In 1986, after studying and working in New York for 16 years, Paracha moved back to Pakistan, to Karachi where he and his wife raised four children and he managed several business ventures. In July 2003, Paracha traveled to Bangkok for what he thought was a meeting about a business opportunity. He never made it out of the airport. Masked men abducted him, taking him to Bagram Air Force Base in Afghanistan where he was interrogated and, according to Hunt, imprisoned in a cell with no toilet. His family spent a month with no idea of his whereabouts, until the International Committee of the Red Cross notified them he was in U.S. custody. After a year in Bagram, he was sent to Guantanamo in September 2004.

The United States believes that both Paracha and his son Uzair aided several Pakistani men alleged to be al Qaeda operatives. In November, Uzair was convicted in federal court of providing the operatives with "material support" and now faces up to 75 years in jail. Uzair maintains his innocence. He says he was an unwitting accomplice, merely helping his father's business associates with their U.S. immigration papers. Saifullah says he does have a relationship with the alleged terrorists, but only knew the men as investors, not al Qaeda operatives. Unlike his son, he hasn't been afforded an opportunity to make his case in court.

The rules guiding attorney/client correspondence at Guantanamo are frustratingly vague, lawyers for the detainees say, and the processing delays are maddening. Mail routinely arrives six months after it's been sent, if it arrives at all. "For months I sent him letters and he sent me letters and they were all just impounded," Hunt says. "Now, I think my letters get through but they take their sweet time about it."

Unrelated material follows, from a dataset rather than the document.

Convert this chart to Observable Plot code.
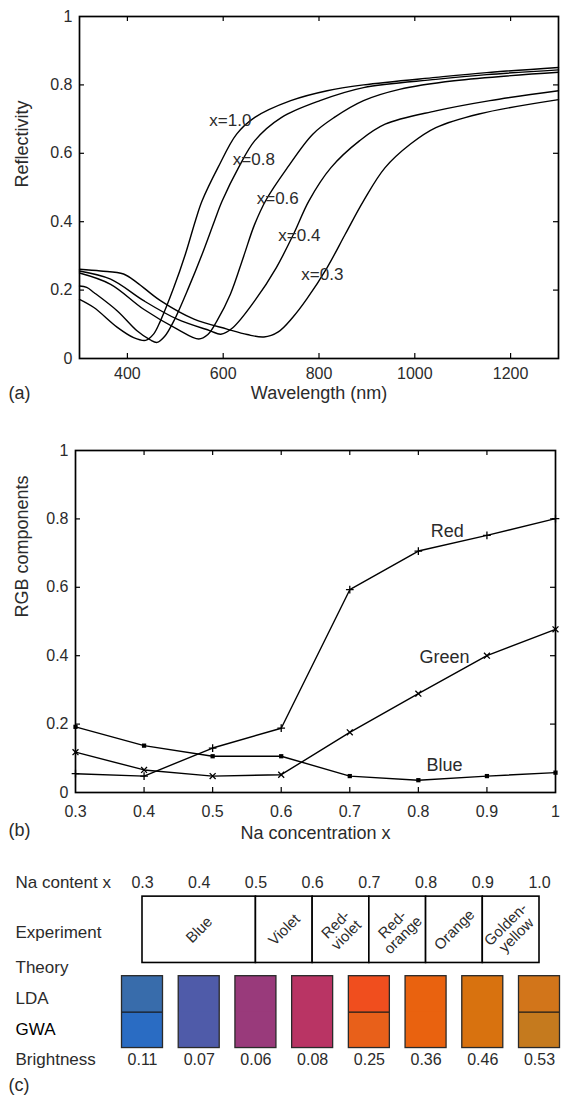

The ostensible reason for the backlog is security. "The attorney/client communications go to a secure facility, which happens to be here in Washington," Hunt says. "And they can't leave there until the government clears it and says it's not sensitive and not classified."

In order to read Paracha's correspondence, Hunt must go to the secure location--"a grim featureless office, with blinds drawn 24 hours a day"--where he's allowed to read Paracha's letters to him before placing them back in a safe. Last month he saw the 98 letters, painstakingly copied in longhand, which Paracha had sent to him to review and distribute. But Hunt was told he couldn't remove them from the safe. He can't disclose what's in the letters--"it's a state secret," he quips--but says "the person with the right authority could sit down, take a glance at them and then say, 'OK they can go out.' "

A Pentagon spokesperson wouldn't comment directly on Paracha's letters but said that over a six-month span in 2005, there were 10,000 pieces of mail sent to or from detainees. The detainees are "in close contact with family and friends if they choose to be," the spokesperson said.